::: Supplied records :::

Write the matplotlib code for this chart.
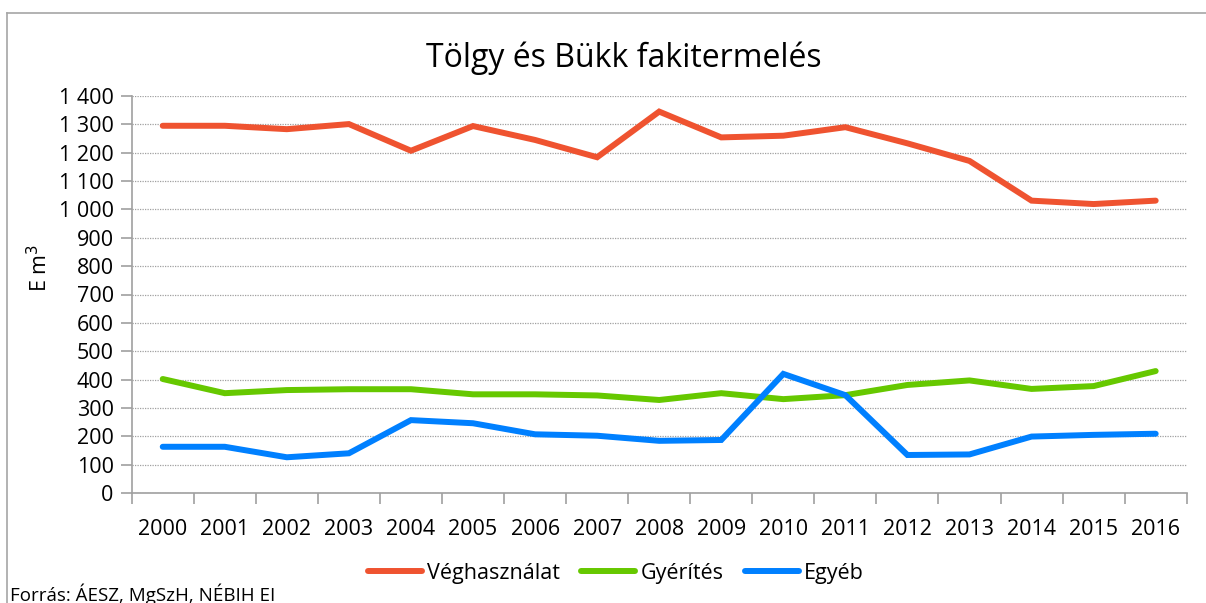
import matplotlib
matplotlib.use("Agg")
import matplotlib.pyplot as plt
from matplotlib.lines import Line2D

plt.rcParams['font.family'] = ['Open Sans', 'DejaVu Sans']

years = [str(y) for y in range(2000, 2017)]
veghasznalat = [1295, 1295, 1283, 1301, 1207, 1294, 1245, 1184, 1345, 1254,
                1260, 1290, 1233, 1171, 1031, 1019, 1031]
gyerites = [402, 352, 363, 366, 366, 348, 348, 344, 328, 352,
            331, 345, 381, 397, 367, 377, 430]
egyeb = [163, 163, 126, 140, 257, 246, 207, 202, 184, 187,
         420, 345, 134, 136, 199, 205, 209]

series = [("Véghasználat", veghasznalat, "#EF5330"),
          ("Gyérítés", gyerites, "#66C800"),
          ("Egyéb", egyeb, "#0080FF")]

W, H = 1206, 603
fig = plt.figure(figsize=(W / 100, H / 100), dpi=100)
ax = fig.add_axes([131.7 / W, 1 - 493 / H, 1055 / W, 397 / H])

x = list(range(len(years)))
for name, vals, col in series:
    ax.plot(x, vals, color=col, lw=4.3, solid_capstyle='round',
            solid_joinstyle='miter', label=name)

ax.set_xlim(-0.5, len(years) - 0.5)
ax.set_ylim(0, 1400)
ax.set_yticks(range(0, 1401, 100))
ax.set_yticklabels([f"{v:,}".replace(",", " ") for v in range(0, 1401, 100)])
ax.yaxis.grid(True, ls=(0, (1, 1)), color='#A0A0A0', lw=0.9)
ax.set_axisbelow(True)

ax.set_xticks(x)
ax.set_xticklabels(years)
ax.set_xticks([i - 0.5 for i in range(len(years) + 1)], minor=True)
ax.tick_params(axis='x', which='major', length=0, pad=19, labelsize=15.5)
ax.tick_params(axis='x', which='minor', length=8, color='#A0A0A0', width=1.2)
ax.tick_params(axis='y', length=8, color='#A0A0A0', width=1.2, labelsize=15.5, pad=5)

for s in ['top', 'right']:
    ax.spines[s].set_visible(False)
for s in ['left', 'bottom']:
    ax.spines[s].set_color('#A0A0A0')
    ax.spines[s].set_linewidth(1.2)

# y label sits a bit above the middle of the axis, as in the original
fig.text(40 / W, 1 - 268 / H, "E m$^3$", rotation=90, ha='center', va='center',
         fontsize=15.5)
fig.text(624 / W, 1 - 58 / H, "Tölgy és Bükk fakitermelés", ha='center',
         va='center', fontsize=23)

handles = [Line2D([], [], color=c, lw=4.3, solid_capstyle='round') for _, _, c in series]
fig.legend(handles, [n for n, _, _ in series], loc='center',
           bbox_to_anchor=(616 / W, 1 - 573 / H), ncol=3, frameon=False,
           fontsize=15.5, handlelength=2.5, handletextpad=0.25, columnspacing=1.0)

fig.text(10 / W, 1 - 594 / H, "Forrás: ÁESZ, MgSzH, NÉBIH EI", ha='left',
         va='center', fontsize=13.5)

# chart frame (left and top edges)
fig.add_artist(Line2D([7 / W, 7 / W], [0, 1 - 13 / H], color='#A6A6A6', lw=1.2,
                      transform=fig.transFigure))
fig.add_artist(Line2D([7 / W, 1], [1 - 13 / H, 1 - 13 / H], color='#A6A6A6', lw=1.2,
                      transform=fig.transFigure))

fig.savefig("out.png", dpi=100)
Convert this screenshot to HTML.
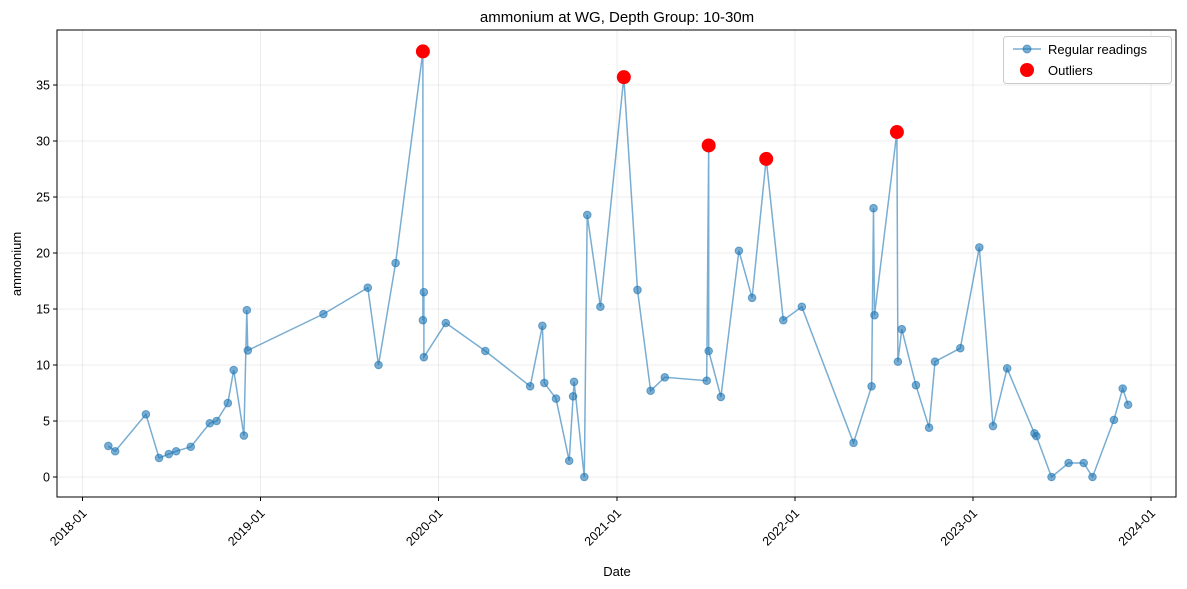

:::

_Exercise prompt_
Images should not appear in the copy; retype the listing above exactly.

_Response below_
Write the matplotlib code for this chart.
import matplotlib
matplotlib.use("Agg")
import matplotlib.pyplot as plt
from matplotlib.lines import Line2D

plt.rcParams['font.family'] = ['Open Sans', 'DejaVu Sans']

years = [str(y) for y in range(2000, 2017)]
veghasznalat = [1295, 1295, 1283, 1301, 1207, 1294, 1245, 1184, 1345, 1254,
                1260, 1290, 1233, 1171, 1031, 1019, 1031]
gyerites = [402, 352, 363, 366, 366, 348, 348, 344, 328, 352,
            331, 345, 381, 397, 367, 377, 430]
egyeb = [163, 163, 126, 140, 257, 246, 207, 202, 184, 187,
         420, 345, 134, 136, 199, 205, 209]

series = [("Véghasználat", veghasznalat, "#EF5330"),
          ("Gyérítés", gyerites, "#66C800"),
          ("Egyéb", egyeb, "#0080FF")]

W, H = 1206, 603
fig = plt.figure(figsize=(W / 100, H / 100), dpi=100)
ax = fig.add_axes([131.7 / W, 1 - 493 / H, 1055 / W, 397 / H])

x = list(range(len(years)))
for name, vals, col in series:
    ax.plot(x, vals, color=col, lw=4.3, solid_capstyle='round',
            solid_joinstyle='miter', label=name)

ax.set_xlim(-0.5, len(years) - 0.5)
ax.set_ylim(0, 1400)
ax.set_yticks(range(0, 1401, 100))
ax.set_yticklabels([f"{v:,}".replace(",", " ") for v in range(0, 1401, 100)])
ax.yaxis.grid(True, ls=(0, (1, 1)), color='#A0A0A0', lw=0.9)
ax.set_axisbelow(True)

ax.set_xticks(x)
ax.set_xticklabels(years)
ax.set_xticks([i - 0.5 for i in range(len(years) + 1)], minor=True)
ax.tick_params(axis='x', which='major', length=0, pad=19, labelsize=15.5)
ax.tick_params(axis='x', which='minor', length=8, color='#A0A0A0', width=1.2)
ax.tick_params(axis='y', length=8, color='#A0A0A0', width=1.2, labelsize=15.5, pad=5)

for s in ['top', 'right']:
    ax.spines[s].set_visible(False)
for s in ['left', 'bottom']:
    ax.spines[s].set_color('#A0A0A0')
    ax.spines[s].set_linewidth(1.2)

# y label sits a bit above the middle of the axis, as in the original
fig.text(40 / W, 1 - 268 / H, "E m$^3$", rotation=90, ha='center', va='center',
         fontsize=15.5)
fig.text(624 / W, 1 - 58 / H, "Tölgy és Bükk fakitermelés", ha='center',
         va='center', fontsize=23)

handles = [Line2D([], [], color=c, lw=4.3, solid_capstyle='round') for _, _, c in series]
fig.legend(handles, [n for n, _, _ in series], loc='center',
           bbox_to_anchor=(616 / W, 1 - 573 / H), ncol=3, frameon=False,
           fontsize=15.5, handlelength=2.5, handletextpad=0.25, columnspacing=1.0)

fig.text(10 / W, 1 - 594 / H, "Forrás: ÁESZ, MgSzH, NÉBIH EI", ha='left',
         va='center', fontsize=13.5)

# chart frame (left and top edges)
fig.add_artist(Line2D([7 / W, 7 / W], [0, 1 - 13 / H], color='#A6A6A6', lw=1.2,
                      transform=fig.transFigure))
fig.add_artist(Line2D([7 / W, 1], [1 - 13 / H, 1 - 13 / H], color='#A6A6A6', lw=1.2,
                      transform=fig.transFigure))

fig.savefig("out.png", dpi=100)
Convert this screenshot to HTML.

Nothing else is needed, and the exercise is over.